To a new year of holding ourselves accountable (linky for you to add your resolution post)
(our family prior to our dad passing away December 2011)
Somewhere around mid year, life tried to get the best of me. I just kept feeling like there was literally a tornado of bad around us. From the tornado to loss of nephew’s dad to my health to hunter’s health to Frank’s eye to loss of stepdad to my dad’s health and I am sure more that I haven’t mentioned. I just felt like the moment I picked myself back up something would knock me back down. My mom has always told me “God doesn’t give us more than we can handle”. I learned a valuable lesson by that comment on the day my step-dad was dying. I told my mom remember what you always say and she said sobbing, but I don’t want to handle this.
Life has the power of taking us through situations we thought were unthinkable. After about 9 hours of holding on to stepdad’s fleeting life, you learn just how quick everything can change. You find out your strengths, weakness, and so much about yourself. For a week, I stopped worrying about myself and took care of my mom. I learned a lot about myself in this moment of tradegy. I learned about those make or break moments. I learned about regrets. As a spectator of my mom’s marriage, I realized I didn’t want to not fully forgive knowing that something could happen at any moment. I just don’t want to have any regrets. Life is too short.

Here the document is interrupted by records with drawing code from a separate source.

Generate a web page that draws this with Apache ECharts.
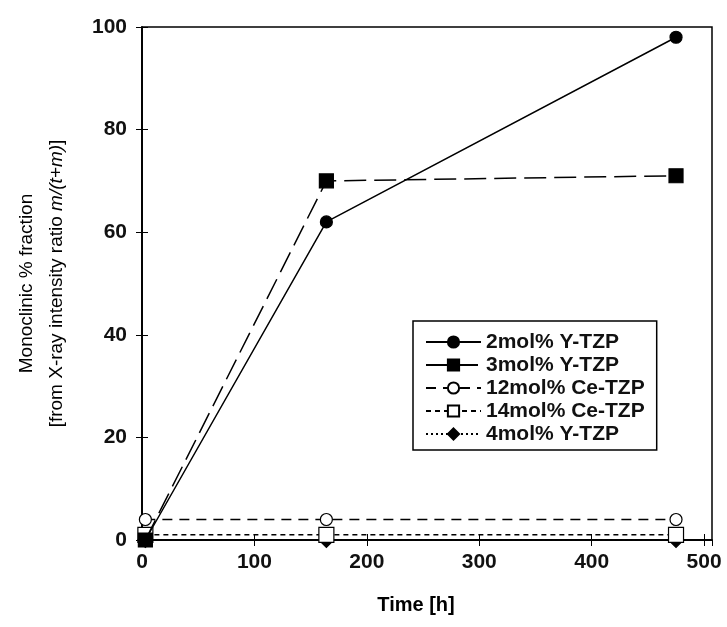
<!DOCTYPE html>
<html>
<head>
<meta charset="utf-8">
<script src="https://cdn.jsdelivr.net/npm/echarts@6/dist/echarts.min.js"></script>
<style>
  body { margin: 0; background: #fff; }
  #main { width: 727px; height: 627px; }
</style>
</head>
<body>
<div id="main"></div>
<script>
/* data */
var seriesNames = ['2mol% Y-TZP', '3mol% Y-TZP', '12mol% Ce-TZP', '14mol% Ce-TZP', '4mol% Y-TZP'];
var timeH = [3, 164, 475];
var y2Y = [0, 62, 98];
var y3Y = [0, 70, 71];
var y12Ce = [4, 4, 4];
var y14Ce = [1, 1, 1];
var y4Y = [0, 0, 0];
var xTicks = [0, 100, 200, 300, 400, 500];
var yTicks = [0, 20, 40, 60, 80, 100];

var pairs = function (ys) {
    var out = [];
    ys.forEach(function (v, i) { out.push([timeH[i], v]); });
    return out;
};

var box = document.getElementById('main');
var myChart = echarts.init(box);

var font = 'Liberation Sans, Arial, sans-serif';
var styles = [
    { symbol: 'circle', size: 12, fill: '#000', type: 'solid' },
    { symbol: 'rect', size: 14, fill: '#000', type: [22, 8] },
    { symbol: 'circle', size: 12, fill: '#fff', type: [10, 7] },
    { symbol: 'rect', size: 15, fill: '#fff', type: [5, 4] },
    { symbol: 'diamond', size: 15, fill: '#000', type: [2, 3] }
];
var allData = [y2Y, y3Y, y12Ce, y14Ce, y4Y];

var series = seriesNames.map(function (name, i) {
    var s = styles[i];
    return {
        name: name,
        type: 'line',
        data: pairs(allData[i]),
        symbol: s.symbol,
        symbolSize: s.size,
        showAllSymbol: true,
        itemStyle: { color: s.fill, borderColor: '#000', borderWidth: 1.2 },
        lineStyle: { color: '#000', width: 1.5, type: s.type },
        z: 10 - i
    };
});

/* only label the round hundreds, the frame runs a bit past 500 */
var xLabel = function (v) {
    return xTicks.indexOf(v) >= 0 ? String(v) : '';
};
var tickLabel = { fontFamily: font, fontWeight: 'bold', fontSize: 21, color: '#111' };

var options = {
    animation: false,
    backgroundColor: '#fff',
    grid: {
        left: 142, right: 15, top: 27, bottom: 87,
        show: true, borderColor: '#000', borderWidth: 1.5
    },
    legend: {
        data: seriesNames,
        orient: 'vertical',
        left: 413, top: 321,
        padding: [10, 12, 5, 12],
        itemGap: 1,
        itemWidth: 55,
        itemHeight: 14,
        borderColor: '#000',
        borderWidth: 1.5,
        backgroundColor: '#fff',
        textStyle: { fontFamily: font, fontWeight: 'bold', fontSize: 21, lineHeight: 22, color: '#111' }
    },
    xAxis: [{
        type: 'value',
        min: xTicks[0], max: 507, interval: 100,
        name: 'Time [h]',
        nameLocation: 'middle',
        nameGap: 55,
        nameTextStyle: { fontFamily: font, fontWeight: 'bold', fontSize: 20, color: '#000', padding: [0, 22, 0, 0] },
        axisLine: { lineStyle: { color: '#000', width: 1.5 } },
        axisTick: { inside: true, length: 6, lineStyle: { color: '#000' } },
        axisLabel: Object.assign({ margin: 12, formatter: xLabel, showMaxLabel: false }, tickLabel),
        splitLine: { show: false }
    }, {
        type: 'value', position: 'top',
        min: xTicks[0], max: 507, interval: 100,
        axisLine: { lineStyle: { color: '#000', width: 1.5 } },
        axisTick: { inside: true, length: 6, lineStyle: { color: '#000' } },
        axisLabel: { show: false },
        splitLine: { show: false }
    }],
    yAxis: [{
        type: 'value',
        min: yTicks[0], max: yTicks[yTicks.length - 1], interval: 20,
        name: '{n|Monoclinic % fraction}\n{n|[from X-ray intensity ratio }{i|m/(t+m)}{n|]}',
        nameLocation: 'middle',
        nameGap: 70,
        nameTextStyle: {
            color: '#000',
            rich: {
                n: { fontFamily: font, fontSize: 19, color: '#000', lineHeight: 30 },
                i: { fontFamily: font, fontSize: 19, fontStyle: 'italic', color: '#000', lineHeight: 30 }
            }
        },
        axisLine: { lineStyle: { color: '#000', width: 1.5 } },
        axisTick: { inside: true, length: 6, lineStyle: { color: '#000' } },
        axisLabel: Object.assign({ margin: 15 }, tickLabel),
        splitLine: { show: false }
    }, {
        type: 'value', position: 'right',
        min: yTicks[0], max: yTicks[yTicks.length - 1], interval: 20,
        axisLine: { lineStyle: { color: '#000', width: 1.5 } },
        axisTick: { inside: true, length: 6, lineStyle: { color: '#000' } },
        axisLabel: { show: false },
        splitLine: { show: false }
    }],
    series: series
};
myChart.setOption(options);
</script>
</body>
</html>
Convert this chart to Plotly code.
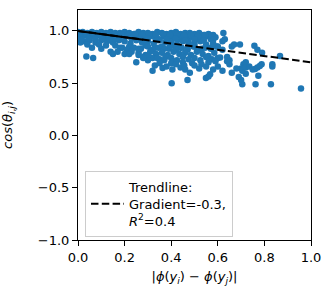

This year I want to live each day to the fullest like they did. I want to continue to teach my kids empathy. I just want to stop dwelling on the things that I can’t change. It’s that moment you step away and see the big picture that you realize how much you have to be thankful for.
But there’s more…
The problem with having a bad year is that it is hard not to feel like we are owed a better next year. We deserve it, right? Wrong! It is that kind of thinking that sets us up for failure. We get in a frame of mind that it has to happen and when it doesn’t we are discouraged. I believe…
Life is too short to be anything but happy. Love deeply, forgive quickly, take chances, give everything with no regrets and forget the past with exception of what you have learned and remember everything happens for a reason
The difficult part of that is that we don’t have the answers of what, when, why, how, etc… and maybe we never will. However, my New Years Resolution is to realize I am not meant to have those answers just yet. Different outcomes don’t happen because of bad luck, but because it was just never part of the plan.